▶ Problem description
Copy out the data below as written; omit any images.

▶ Provided data

§

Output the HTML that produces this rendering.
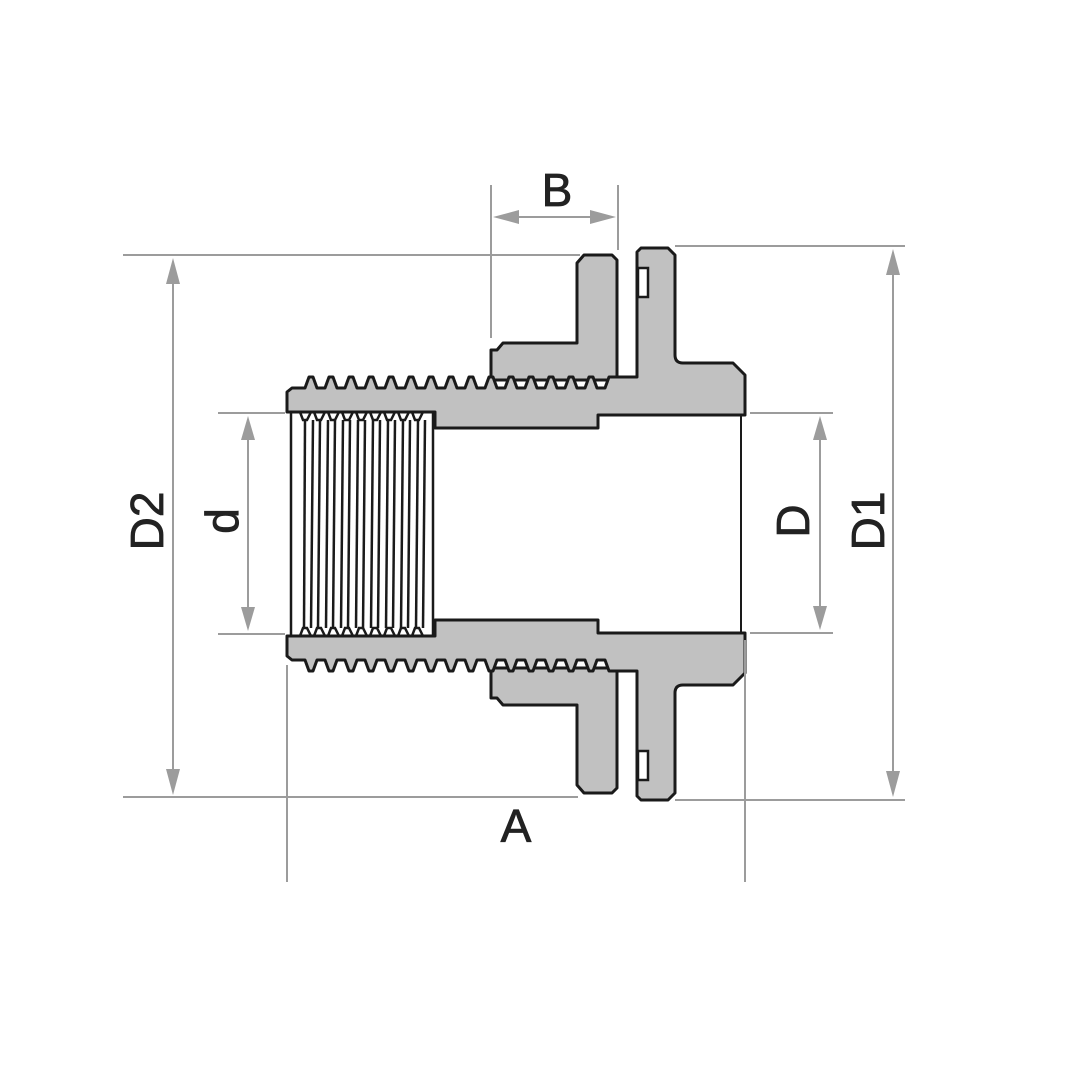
<!DOCTYPE html>
<html><head><meta charset="utf-8"><style>html,body{margin:0;padding:0;background:#fff}svg{display:block}</style></head>
<body>
<svg width="1080" height="1080" viewBox="0 0 1080 1080" xmlns="http://www.w3.org/2000/svg">
<defs>
<g id="half">
  <path d="M491,380 L491,350 L497,350 L503,343 L577,343 L577,263 L584,255 L612,255 L617,260 L617,380 Z"
   fill="#c1c1c1" stroke="#1a1a1a" stroke-width="3" stroke-linejoin="round"/>
  <path d="M287,412 L287,392 L292,388 L305,388
   l4,-11 h4 l4,11 h8 l4,-11 h4 l4,11 h8 l4,-11 h4 l4,11 h8 l4,-11 h4 l4,11 h8 l4,-11 h4 l4,11 h8
   l4,-11 h4 l4,11 h8 l4,-11 h4 l4,11 h8 l4,-11 h4 l4,11 h8 l4,-11 h4 l4,11 h8 l4,-11 h4 l4,11 h8
   l4,-11 h4 l4,11 h8 l4,-11 h4 l4,11 h8 l4,-11 h4 l4,11 h8 l4,-11 h4 l4,11 h8 l4,-11 h4 l4,11 h8
   l4,-11 L637,377 L637,252 L641,248 L668,248 L675,255 L675,355 Q675,363 683,363 L733,363 L745,375 L745,415 L598,415 L598,428 L435,428 L435,412 Z"
   fill="#c1c1c1" stroke="#1a1a1a" stroke-width="3" stroke-linejoin="round"/>
  <rect x="638" y="268" width="10" height="29" fill="#fff" stroke="#1a1a1a" stroke-width="2.5"/>
  <path d="M290,412 L300,412 l3,8 h4 l4,-8 h3 l3,8 h4 l4,-8 h3 l3,8 h4 l4,-8 h3 l3,8 h4 l4,-8 h3 l3,8 h4 l4,-8 h3 l3,8 h4 l4,-8 h3 l3,8 h4 l4,-8 h3 l3,8 h4 l4,-8 h3 l3,8 h4 l4,-8 L435,412" fill="none" stroke="#1a1a1a" stroke-width="2.5"/>
</g>
</defs>
<rect x="289" y="412" width="455" height="224" fill="#fff"/>
<use href="#half"/>
<use href="#half" transform="matrix(1,0,0,-1,0,1048)"/>
<g stroke="#1a1a1a" stroke-width="2.5">
  <line x1="291" y1="412" x2="291" y2="636"/>
  <line x1="305" y1="420" x2="304" y2="628"/>
  <line x1="313" y1="420" x2="311" y2="628"/>
  <line x1="320" y1="420" x2="318" y2="628"/>
  <line x1="328" y1="420" x2="326" y2="628"/>
  <line x1="335" y1="420" x2="333" y2="628"/>
  <line x1="343" y1="420" x2="341" y2="628"/>
  <line x1="350" y1="420" x2="348" y2="628"/>
  <line x1="358" y1="420" x2="356" y2="628"/>
  <line x1="365" y1="420" x2="363" y2="628"/>
  <line x1="373" y1="420" x2="371" y2="628"/>
  <line x1="380" y1="420" x2="378" y2="628"/>
  <line x1="388" y1="420" x2="386" y2="628"/>
  <line x1="395" y1="420" x2="393" y2="628"/>
  <line x1="403" y1="420" x2="401" y2="628"/>
  <line x1="410" y1="420" x2="408" y2="628"/>
  <line x1="418" y1="420" x2="416" y2="628"/>
  <line x1="425" y1="420" x2="423" y2="628"/>
  <line x1="433" y1="412" x2="433" y2="636"/>
  <line x1="741" y1="415" x2="741" y2="633" stroke-width="2"/>
</g>
<g stroke="#9c9c9c" stroke-width="2" fill="none">
  <line x1="123" y1="255" x2="580" y2="255"/>
  <line x1="123" y1="797" x2="578" y2="797"/>
  <line x1="173" y1="270" x2="173" y2="782"/>
  <line x1="218" y1="413" x2="285" y2="413"/>
  <line x1="218" y1="634" x2="285" y2="634"/>
  <line x1="248" y1="428" x2="248" y2="619"/>
  <line x1="750" y1="413" x2="833" y2="413"/>
  <line x1="750" y1="633" x2="833" y2="633"/>
  <line x1="820" y1="428" x2="820" y2="618"/>
  <line x1="675" y1="246" x2="905" y2="246"/>
  <line x1="675" y1="800" x2="905" y2="800"/>
  <line x1="893" y1="262" x2="893" y2="784"/>
  <line x1="491" y1="185" x2="491" y2="338"/>
  <line x1="618" y1="185" x2="618" y2="250"/>
  <line x1="505" y1="217" x2="604" y2="217"/>
  <line x1="287" y1="665" x2="287" y2="882"/>
  <line x1="745" y1="640" x2="745" y2="882"/>
</g>
<g fill="#9c9c9c">
  <polygon points="173,258 166,284 180,284"/><polygon points="173,795 166,769 180,769"/>
  <polygon points="248,416 241,440 255,440"/><polygon points="248,631 241,607 255,607"/>
  <polygon points="820,416 813,440 827,440"/><polygon points="820,630 813,606 827,606"/>
  <polygon points="893,249 886,275 900,275"/><polygon points="893,797 886,771 900,771"/>
  <polygon points="493,217 519,210 519,224"/><polygon points="616,217 590,210 590,224"/>
</g>
<g font-family="'Liberation Sans', sans-serif" font-size="46" fill="#222" text-anchor="middle" stroke="#222" stroke-width="0.8">
  <text x="557" y="206">B</text>
  <text x="516" y="842">A</text>
  <text transform="translate(163,521) rotate(-90)">D2</text>
  <text transform="translate(238,521) rotate(-90)">d</text>
  <text transform="translate(809,521) rotate(-90)">D</text>
  <text transform="translate(884,521) rotate(-90)">D1</text>
</g>
</svg>
</body></html>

§

▶ Expected answer
Output the HTML that produces this rendering.
<!DOCTYPE html>
<html><head><meta charset="utf-8"><style>html,body{margin:0;padding:0;background:#fff}svg{display:block}</style></head>
<body>
<svg width="1080" height="1080" viewBox="0 0 1080 1080" xmlns="http://www.w3.org/2000/svg">
<defs>
<g id="half">
  <path d="M491,380 L491,350 L497,350 L503,343 L577,343 L577,263 L584,255 L612,255 L617,260 L617,380 Z"
   fill="#c1c1c1" stroke="#1a1a1a" stroke-width="3" stroke-linejoin="round"/>
  <path d="M287,412 L287,392 L292,388 L305,388
   l4,-11 h4 l4,11 h8 l4,-11 h4 l4,11 h8 l4,-11 h4 l4,11 h8 l4,-11 h4 l4,11 h8 l4,-11 h4 l4,11 h8
   l4,-11 h4 l4,11 h8 l4,-11 h4 l4,11 h8 l4,-11 h4 l4,11 h8 l4,-11 h4 l4,11 h8 l4,-11 h4 l4,11 h8
   l4,-11 h4 l4,11 h8 l4,-11 h4 l4,11 h8 l4,-11 h4 l4,11 h8 l4,-11 h4 l4,11 h8 l4,-11 h4 l4,11 h8
   l4,-11 L637,377 L637,252 L641,248 L668,248 L675,255 L675,355 Q675,363 683,363 L733,363 L745,375 L745,415 L598,415 L598,428 L435,428 L435,412 Z"
   fill="#c1c1c1" stroke="#1a1a1a" stroke-width="3" stroke-linejoin="round"/>
  <rect x="638" y="268" width="10" height="29" fill="#fff" stroke="#1a1a1a" stroke-width="2.5"/>
  <path d="M290,412 L300,412 l3,8 h4 l4,-8 h3 l3,8 h4 l4,-8 h3 l3,8 h4 l4,-8 h3 l3,8 h4 l4,-8 h3 l3,8 h4 l4,-8 h3 l3,8 h4 l4,-8 h3 l3,8 h4 l4,-8 h3 l3,8 h4 l4,-8 h3 l3,8 h4 l4,-8 L435,412" fill="none" stroke="#1a1a1a" stroke-width="2.5"/>
</g>
</defs>
<rect x="289" y="412" width="455" height="224" fill="#fff"/>
<use href="#half"/>
<use href="#half" transform="matrix(1,0,0,-1,0,1048)"/>
<g stroke="#1a1a1a" stroke-width="2.5">
  <line x1="291" y1="412" x2="291" y2="636"/>
  <line x1="305" y1="420" x2="304" y2="628"/>
  <line x1="313" y1="420" x2="311" y2="628"/>
  <line x1="320" y1="420" x2="318" y2="628"/>
  <line x1="328" y1="420" x2="326" y2="628"/>
  <line x1="335" y1="420" x2="333" y2="628"/>
  <line x1="343" y1="420" x2="341" y2="628"/>
  <line x1="350" y1="420" x2="348" y2="628"/>
  <line x1="358" y1="420" x2="356" y2="628"/>
  <line x1="365" y1="420" x2="363" y2="628"/>
  <line x1="373" y1="420" x2="371" y2="628"/>
  <line x1="380" y1="420" x2="378" y2="628"/>
  <line x1="388" y1="420" x2="386" y2="628"/>
  <line x1="395" y1="420" x2="393" y2="628"/>
  <line x1="403" y1="420" x2="401" y2="628"/>
  <line x1="410" y1="420" x2="408" y2="628"/>
  <line x1="418" y1="420" x2="416" y2="628"/>
  <line x1="425" y1="420" x2="423" y2="628"/>
  <line x1="433" y1="412" x2="433" y2="636"/>
  <line x1="741" y1="415" x2="741" y2="633" stroke-width="2"/>
</g>
<g stroke="#9c9c9c" stroke-width="2" fill="none">
  <line x1="123" y1="255" x2="580" y2="255"/>
  <line x1="123" y1="797" x2="578" y2="797"/>
  <line x1="173" y1="270" x2="173" y2="782"/>
  <line x1="218" y1="413" x2="285" y2="413"/>
  <line x1="218" y1="634" x2="285" y2="634"/>
  <line x1="248" y1="428" x2="248" y2="619"/>
  <line x1="750" y1="413" x2="833" y2="413"/>
  <line x1="750" y1="633" x2="833" y2="633"/>
  <line x1="820" y1="428" x2="820" y2="618"/>
  <line x1="675" y1="246" x2="905" y2="246"/>
  <line x1="675" y1="800" x2="905" y2="800"/>
  <line x1="893" y1="262" x2="893" y2="784"/>
  <line x1="491" y1="185" x2="491" y2="338"/>
  <line x1="618" y1="185" x2="618" y2="250"/>
  <line x1="505" y1="217" x2="604" y2="217"/>
  <line x1="287" y1="665" x2="287" y2="882"/>
  <line x1="745" y1="640" x2="745" y2="882"/>
</g>
<g fill="#9c9c9c">
  <polygon points="173,258 166,284 180,284"/><polygon points="173,795 166,769 180,769"/>
  <polygon points="248,416 241,440 255,440"/><polygon points="248,631 241,607 255,607"/>
  <polygon points="820,416 813,440 827,440"/><polygon points="820,630 813,606 827,606"/>
  <polygon points="893,249 886,275 900,275"/><polygon points="893,797 886,771 900,771"/>
  <polygon points="493,217 519,210 519,224"/><polygon points="616,217 590,210 590,224"/>
</g>
<g font-family="'Liberation Sans', sans-serif" font-size="46" fill="#222" text-anchor="middle" stroke="#222" stroke-width="0.8">
  <text x="557" y="206">B</text>
  <text x="516" y="842">A</text>
  <text transform="translate(163,521) rotate(-90)">D2</text>
  <text transform="translate(238,521) rotate(-90)">d</text>
  <text transform="translate(809,521) rotate(-90)">D</text>
  <text transform="translate(884,521) rotate(-90)">D1</text>
</g>
</svg>
</body></html>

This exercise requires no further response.